■ Given request ■
Copy out the whole listing exactly as written, leaving the pictures behind.

■ Provided material ■
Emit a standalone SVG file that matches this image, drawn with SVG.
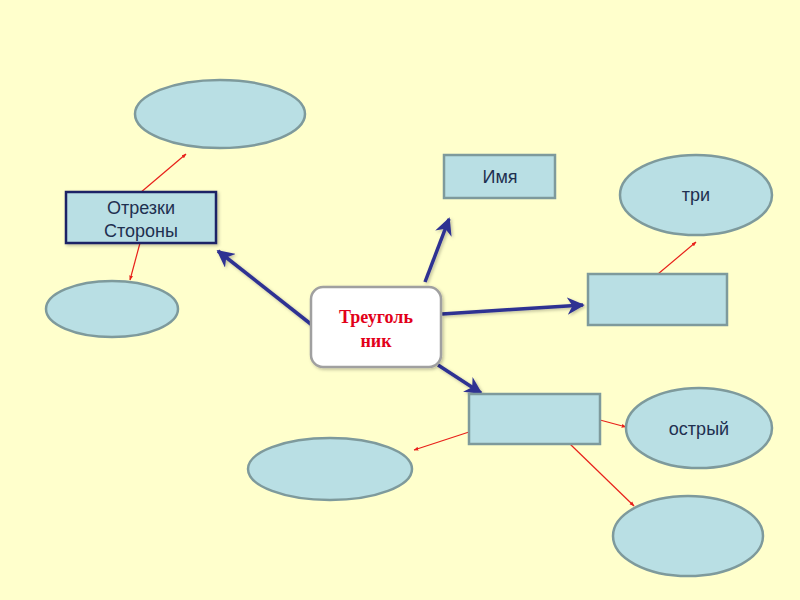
<svg xmlns="http://www.w3.org/2000/svg" width="800" height="600" viewBox="0 0 800 600">
<defs>
<style>
.ell{fill:#B9DFE4;stroke:#7E9A9C;stroke-width:2.5}
.box{fill:#B9DFE4;stroke:#7E9A9C;stroke-width:2.5}
.lbl{font-family:"Liberation Sans",Arial,sans-serif;font-size:18px;fill:#1F3050;text-anchor:middle}
.blue{stroke:#2E3192;stroke-width:3.5;fill:none;marker-end:url(#ab)}
.red{stroke:#E8201A;stroke-width:1.2;fill:none;marker-end:url(#ar)}
.ctr{font-family:"Liberation Serif","Times New Roman",serif;font-size:18px;font-weight:bold;fill:#E2001A;text-anchor:middle}
</style>
<marker id="ab" viewBox="0 0 10 10" refX="9" refY="5" markerWidth="5" markerHeight="5" orient="auto" markerUnits="strokeWidth">
<path d="M0,0 L10,5 L0,10 L3,5 Z" fill="#2E3192"/>
</marker>
<marker id="ar" viewBox="0 0 10 10" refX="9" refY="5" markerWidth="4" markerHeight="4" orient="auto" markerUnits="strokeWidth">
<path d="M0,1 L10,5 L0,9 Z" fill="#E8201A"/>
</marker>
<filter id="sh" x="-20%" y="-20%" width="140%" height="140%">
<feDropShadow dx="1.5" dy="1.5" stdDeviation="1.5" flood-color="#000" flood-opacity="0.25"/>
</filter>
</defs>
<rect width="800" height="600" fill="#FFFFCC"/>
<g id="connectors">
<g filter="url(#sh)">
<line class="blue" x1="312" y1="325" x2="218" y2="251"/>
<line class="blue" x1="425" y1="282" x2="449" y2="219"/>
<line class="blue" x1="442" y1="314" x2="583" y2="305"/>
<line class="blue" x1="438" y1="365" x2="481" y2="393"/>
</g>
<line class="red" x1="140" y1="193" x2="186" y2="154"/>
<line class="red" x1="140" y1="243" x2="130" y2="280"/>
<line class="red" x1="658" y1="274" x2="696" y2="242"/>
<line class="red" x1="469" y1="432" x2="414" y2="450"/>
<line class="red" x1="600" y1="420" x2="626" y2="427"/>
<line class="red" x1="570" y1="444" x2="634" y2="506"/>
</g>
<g id="n-top-left"><ellipse class="ell" cx="220" cy="114" rx="85" ry="34"/></g>
<g id="n-otrezki">
<rect x="66" y="192" width="150" height="51" fill="#B9DFE4" stroke="#1F2266" stroke-width="2.5" filter="url(#sh)"/>
<text class="lbl" x="141" y="214">Отрезки</text>
<text class="lbl" x="141" y="237">Стороны</text>
</g>
<g id="n-left"><ellipse class="ell" cx="112" cy="309" rx="66" ry="28"/></g>
<g id="n-center">
<rect x="311" y="287" width="130" height="80" rx="12" fill="#FFFFFF" stroke="#A0A0A0" stroke-width="2.5" filter="url(#sh)"/>
<text class="ctr" x="376" y="323">Треуголь</text>
<text class="ctr" x="376" y="347">ник</text>
</g>
<g id="n-imya">
<rect class="box" x="444" y="155" width="111" height="43"/>
<text class="lbl" x="500" y="183">Имя</text>
</g>
<g id="n-tri">
<ellipse class="ell" cx="696" cy="195" rx="76" ry="40"/>
<text class="lbl" x="696" y="201">три</text>
</g>
<g id="n-right"><rect class="box" x="588" y="274" width="139" height="51"/></g>
<g id="n-bottom"><rect class="box" x="469" y="394" width="131" height="50"/></g>
<g id="n-ostryi">
<ellipse class="ell" cx="699" cy="428" rx="73" ry="40"/>
<text class="lbl" x="699" y="435">острый</text>
</g>
<g id="n-bottom-right"><ellipse class="ell" cx="688" cy="536" rx="75" ry="40"/></g>
<g id="n-bottom-left"><ellipse class="ell" cx="330" cy="469" rx="82" ry="31"/></g>
</svg>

■ Output for this exercise ■
Emit a standalone SVG file that matches this image, drawn with SVG.
<svg xmlns="http://www.w3.org/2000/svg" width="800" height="600" viewBox="0 0 800 600">
<defs>
<style>
.ell{fill:#B9DFE4;stroke:#7E9A9C;stroke-width:2.5}
.box{fill:#B9DFE4;stroke:#7E9A9C;stroke-width:2.5}
.lbl{font-family:"Liberation Sans",Arial,sans-serif;font-size:18px;fill:#1F3050;text-anchor:middle}
.blue{stroke:#2E3192;stroke-width:3.5;fill:none;marker-end:url(#ab)}
.red{stroke:#E8201A;stroke-width:1.2;fill:none;marker-end:url(#ar)}
.ctr{font-family:"Liberation Serif","Times New Roman",serif;font-size:18px;font-weight:bold;fill:#E2001A;text-anchor:middle}
</style>
<marker id="ab" viewBox="0 0 10 10" refX="9" refY="5" markerWidth="5" markerHeight="5" orient="auto" markerUnits="strokeWidth">
<path d="M0,0 L10,5 L0,10 L3,5 Z" fill="#2E3192"/>
</marker>
<marker id="ar" viewBox="0 0 10 10" refX="9" refY="5" markerWidth="4" markerHeight="4" orient="auto" markerUnits="strokeWidth">
<path d="M0,1 L10,5 L0,9 Z" fill="#E8201A"/>
</marker>
<filter id="sh" x="-20%" y="-20%" width="140%" height="140%">
<feDropShadow dx="1.5" dy="1.5" stdDeviation="1.5" flood-color="#000" flood-opacity="0.25"/>
</filter>
</defs>
<rect width="800" height="600" fill="#FFFFCC"/>
<g id="connectors">
<g filter="url(#sh)">
<line class="blue" x1="312" y1="325" x2="218" y2="251"/>
<line class="blue" x1="425" y1="282" x2="449" y2="219"/>
<line class="blue" x1="442" y1="314" x2="583" y2="305"/>
<line class="blue" x1="438" y1="365" x2="481" y2="393"/>
</g>
<line class="red" x1="140" y1="193" x2="186" y2="154"/>
<line class="red" x1="140" y1="243" x2="130" y2="280"/>
<line class="red" x1="658" y1="274" x2="696" y2="242"/>
<line class="red" x1="469" y1="432" x2="414" y2="450"/>
<line class="red" x1="600" y1="420" x2="626" y2="427"/>
<line class="red" x1="570" y1="444" x2="634" y2="506"/>
</g>
<g id="n-top-left"><ellipse class="ell" cx="220" cy="114" rx="85" ry="34"/></g>
<g id="n-otrezki">
<rect x="66" y="192" width="150" height="51" fill="#B9DFE4" stroke="#1F2266" stroke-width="2.5" filter="url(#sh)"/>
<text class="lbl" x="141" y="214">Отрезки</text>
<text class="lbl" x="141" y="237">Стороны</text>
</g>
<g id="n-left"><ellipse class="ell" cx="112" cy="309" rx="66" ry="28"/></g>
<g id="n-center">
<rect x="311" y="287" width="130" height="80" rx="12" fill="#FFFFFF" stroke="#A0A0A0" stroke-width="2.5" filter="url(#sh)"/>
<text class="ctr" x="376" y="323">Треуголь</text>
<text class="ctr" x="376" y="347">ник</text>
</g>
<g id="n-imya">
<rect class="box" x="444" y="155" width="111" height="43"/>
<text class="lbl" x="500" y="183">Имя</text>
</g>
<g id="n-tri">
<ellipse class="ell" cx="696" cy="195" rx="76" ry="40"/>
<text class="lbl" x="696" y="201">три</text>
</g>
<g id="n-right"><rect class="box" x="588" y="274" width="139" height="51"/></g>
<g id="n-bottom"><rect class="box" x="469" y="394" width="131" height="50"/></g>
<g id="n-ostryi">
<ellipse class="ell" cx="699" cy="428" rx="73" ry="40"/>
<text class="lbl" x="699" y="435">острый</text>
</g>
<g id="n-bottom-right"><ellipse class="ell" cx="688" cy="536" rx="75" ry="40"/></g>
<g id="n-bottom-left"><ellipse class="ell" cx="330" cy="469" rx="82" ry="31"/></g>
</svg>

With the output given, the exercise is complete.